The architecture was trained using OpenLLaMA-3B activations, focusing on the model's middle layer for extracting information from 50-token window sequences. The experiments took advantage of a single NVIDIA RTX 3090 GPU for computational efficiency.

Results

Quantitative Analysis

The paper reports a substantial 41.3% improvement in reconstruction over traditional SAE models. Joint-training architectures showed a 51.6% reduction in KL divergence errors compared to baseline methods. Feature analysis revealed that linear interactions account for a majority of reconstruction improvements, with non-linear components contributing significantly despite their minimal parameter footprint.

Feature Integration Characteristics

Stimulus-driven experiments identified features with selective sensitivity and interaction-driven behavioral changes, validating the functional specificity of integration features through ANOVA analyses. These experiments underscored the emergence of significant interaction effects across semantic dimensions, confirming the computational relevance of integrated features.
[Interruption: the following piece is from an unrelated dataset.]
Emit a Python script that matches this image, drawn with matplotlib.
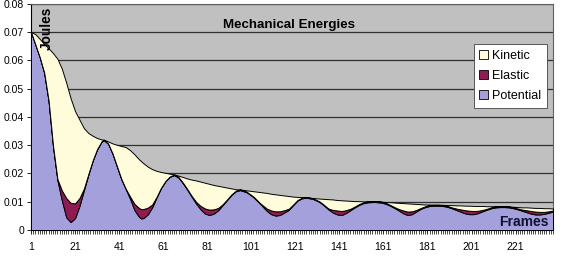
import matplotlib
matplotlib.use("Agg")
import matplotlib.pyplot as plt
from matplotlib.ticker import MultipleLocator, FixedLocator
from matplotlib.patches import Patch

plt.rcParams['font.family'] = ['Liberation Sans', 'DejaVu Sans']

frames = [1, 3, 5, 7, 9, 11, 13, 15, 17, 19, 21, 23, 25, 27, 29, 31, 33, 34,
          36, 38, 40, 42, 44, 46, 48, 50, 51, 52, 54, 56, 58, 60, 62, 64, 66,
          68, 70, 72, 74, 76, 78, 80, 82, 84, 86, 88, 90, 92, 94, 96,
          99, 102, 105, 108, 110, 112, 114, 116, 118, 120, 122, 124, 126,
          129, 132, 134, 136, 138, 140, 142, 144, 146, 148, 150, 152, 154, 157,
          160, 162, 164, 166, 168, 170, 172, 174, 176, 178, 180, 182, 184, 186,
          188, 190, 192, 194, 196, 198, 200, 202, 204, 206, 208, 210, 212, 214, 216,
          218, 220, 222, 224, 226, 228, 230, 232, 234, 236, 238]

potential = [.0700, .0655, .0610, .0555, .0455, .0295, .0176, .0105, .0045, .0028, .0042, .0085, .0140, .0195, .0245, .0285, .0312, .0318,
             .0305, .0270, .0225, .0180, .0145, .0110, .0070, .0047, .0041, .0042, .0055, .0080, .0115, .0148, .0172, .0188, .0194,
             .0185, .0165, .0142, .0117, .0093, .0073, .0058, .0053, .0058, .0070, .0088, .0106, .0124, .0137, .0141,
             .0133, .0116, .0093, .0068, .0056, .0051, .0053, .0062, .0071, .0088, .0104, .0112, .0114,
             .0110, .0099, .0087, .0073, .0062, .0055, .0053, .0060, .0070, .0080, .0089, .0095, .0098, .0099,
             .0097, .0093, .0086, .0078, .0069, .0059, .0053, .0056, .0066, .0075, .0081, .0085, .0086, .0086,
             .0085, .0082, .0077, .0071, .0065, .0059, .0056, .0056, .0060, .0066, .0072, .0077, .0080, .0081, .0081,
             .0080, .0077, .0073, .0068, .0063, .0058, .0055, .0055, .0057, .0061, .0065]

elastic = [0, 0, 0, .0001, .0002, .0003, .0004, .0035, .0068, .0068, .0052, .0028, .0006, .0002, .0001, .0001, .0001, .0001,
           .0001, .0001, .0001, .0001, .0001, .0008, .0022, .0031, .0033, .0032, .0024, .0010, .0002, .0001, .0001, .0001, .0002,
           .0002, .0002, .0002, .0003, .0006, .0012, .0018, .0019, .0015, .0008, .0003, .0002, .0002, .0002, .0002,
           .0002, .0002, .0002, .0008, .0013, .0015, .0013, .0008, .0004, .0002, .0002, .0002, .0002,
           .0002, .0002, .0002, .0003, .0009, .0014, .0014, .0010, .0005, .0003, .0003, .0003, .0003, .0003,
           .0003, .0003, .0003, .0003, .0005, .0010, .0012, .0010, .0005, .0003, .0003, .0003, .0003, .0003,
           .0003, .0003, .0003, .0005, .0008, .0011, .0012, .0011, .0008, .0005, .0003, .0003, .0003, .0003, .0003,
           .0003, .0003, .0003, .0004, .0007, .0009, .0010, .0009, .0007, .0005, .0004]

kinetic = [0, .0037, .0065, .0101, .0185, .0327, .0425, .0430, .0407, .0369, .0326, .0277, .0214, .0146, .0087, .0039, .0007, 0,
           .0007, .0035, .0075, .0116, .0147, .0164, .0175, .0172, .0169, .0162, .0145, .0125, .0092, .0056, .0029, .0010, 0,
           .0005, .0020, .0038, .0058, .0076, .0086, .0091, .0091, .0086, .0078, .0062, .0042, .0021, .0005, 0,
           .0005, .0019, .0039, .0055, .0059, .0060, .0058, .0052, .0045, .0028, .0011, .0002, 0,
           .0001, .0010, .0021, .0033, .0037, .0037, .0038, .0034, .0028, .0019, .0010, .0003, 0, 0,
           0, .0003, .0009, .0016, .0022, .0026, .0029, .0027, .0021, .0013, .0006, .0002, 0, 0,
           .0001, .0003, .0008, .0011, .0014, .0016, .0018, .0018, .0017, .0014, .0009, .0004, .0001, 0, 0,
           0, .0002, .0005, .0008, .0010, .0012, .0013, .0014, .0013, .0011, .0007]

series_names = ["Potential", "Elastic", "Kinetic"]
x_tick_labels = [1, 21, 41, 61, 81, 101, 121, 141, 161, 181, 201, 221]
y_ticks = [0, 0.01, 0.02, 0.03, 0.04, 0.05, 0.06, 0.07, 0.08]

colors = ['#A4A0DC', '#8E1B52', '#FFFCDC']

fig = plt.figure(figsize=(5.68, 2.60), dpi=100)
ax = fig.add_axes([31/568, 30/260, 522/568, 226.4/260])
ax.set_facecolor('#C0C0C0')

ax.stackplot(frames, potential, elastic, kinetic, colors=colors,
             edgecolor='black', linewidth=0.7, zorder=3)

ax.set_xlim(1, 238)
ax.set_ylim(0, 0.08)
ax.set_yticks(y_ticks)
ax.set_yticklabels(['0' if v == 0 else f'{v:.2f}' for v in y_ticks], fontsize=7.5)
ax.yaxis.grid(True, color='#303030', linewidth=0.9, zorder=1)
ax.set_axisbelow(True)

ax.xaxis.set_major_locator(FixedLocator(x_tick_labels))
ax.set_xticklabels([str(v) for v in x_tick_labels], fontsize=7.5)
ax.xaxis.set_minor_locator(MultipleLocator(1))
ax.tick_params(axis='x', which='major', length=3, width=0.6, pad=6)
ax.tick_params(axis='x', which='minor', length=3, width=0.5)
ax.tick_params(axis='y', length=3, width=0.6, pad=2)

for s in ['left', 'bottom']:
    ax.spines[s].set_color('black')
    ax.spines[s].set_linewidth(0.8)
for s in ['top', 'right']:
    ax.spines[s].set_color('#606060')
    ax.spines[s].set_linewidth(0.8)

ax.text(0.031, 0.985, 'Joules', transform=ax.transAxes, rotation=90,
        ha='center', va='top', fontsize=9.8, fontweight='bold', zorder=5)
ax.text(0.495, 0.905, 'Mechanical Energies', transform=ax.transAxes,
        ha='center', va='center', fontsize=9.6, fontweight='bold', zorder=5)
ax.text(0.944, 0.006, 'Frames', transform=ax.transAxes,
        ha='center', va='bottom', fontsize=10, fontweight='bold', zorder=5,
        color='#101030')

handles = [Patch(facecolor=colors[2], edgecolor='black', linewidth=0.6, label='Kinetic'),
           Patch(facecolor=colors[1], edgecolor='black', linewidth=0.6, label='Elastic'),
           Patch(facecolor=colors[0], edgecolor='black', linewidth=0.6, label='Potential')]
leg = ax.legend(handles=handles, loc='upper right', bbox_to_anchor=(0.988, 0.82),
                fontsize=9, frameon=True, fancybox=False, framealpha=1,
                edgecolor='#404040', handlelength=0.7, handleheight=0.7,
                handletextpad=0.3, borderpad=0.45, labelspacing=0.65,
                borderaxespad=0)
leg.get_frame().set_linewidth(0.6)
leg.set_zorder(6)

fig.savefig('out.png', dpi=100, facecolor='white')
Joint Training Architecture Performance

The joint architecture surpassed the sequential methodology, with its bimodal feature organization reflecting distinct roles in feature specialization. PCA analysis highlighted higher-dimensional feature representations in the joint-training setup, indicative of enhanced capacity to capture integration patterns.

Discussion

The paper’s findings underscore a paradigm shift from post hoc feature analysis to integrated computational design. The results suggest that joint training naturally uncovers and harnesses feature integrations alongside identity features, addressing the inadequacies observed in traditional sparse autoencoders. These insights challenge existing interpretations of polysemantic neurons, positing them as computationally meaningful rather than mere artifacts.

Future directions may include scaling to larger models, refining interpretability techniques for integration features, and exploring alternative architectures for capturing structured relationships effectively.

Conclusion

The introduction of joint training architectures signifies a transformative step in neural network interpretability, supporting the dual encoding hypothesis with robust empirical evidence. This work sets a new precedent by achieving significant improvement across fidelity and interpretive metrics. It demonstrates that computational relationships within neural networks can be efficiently and effectively captured, offering profound implications for model reliability, control, and the broader understanding of intelligence in AI systems.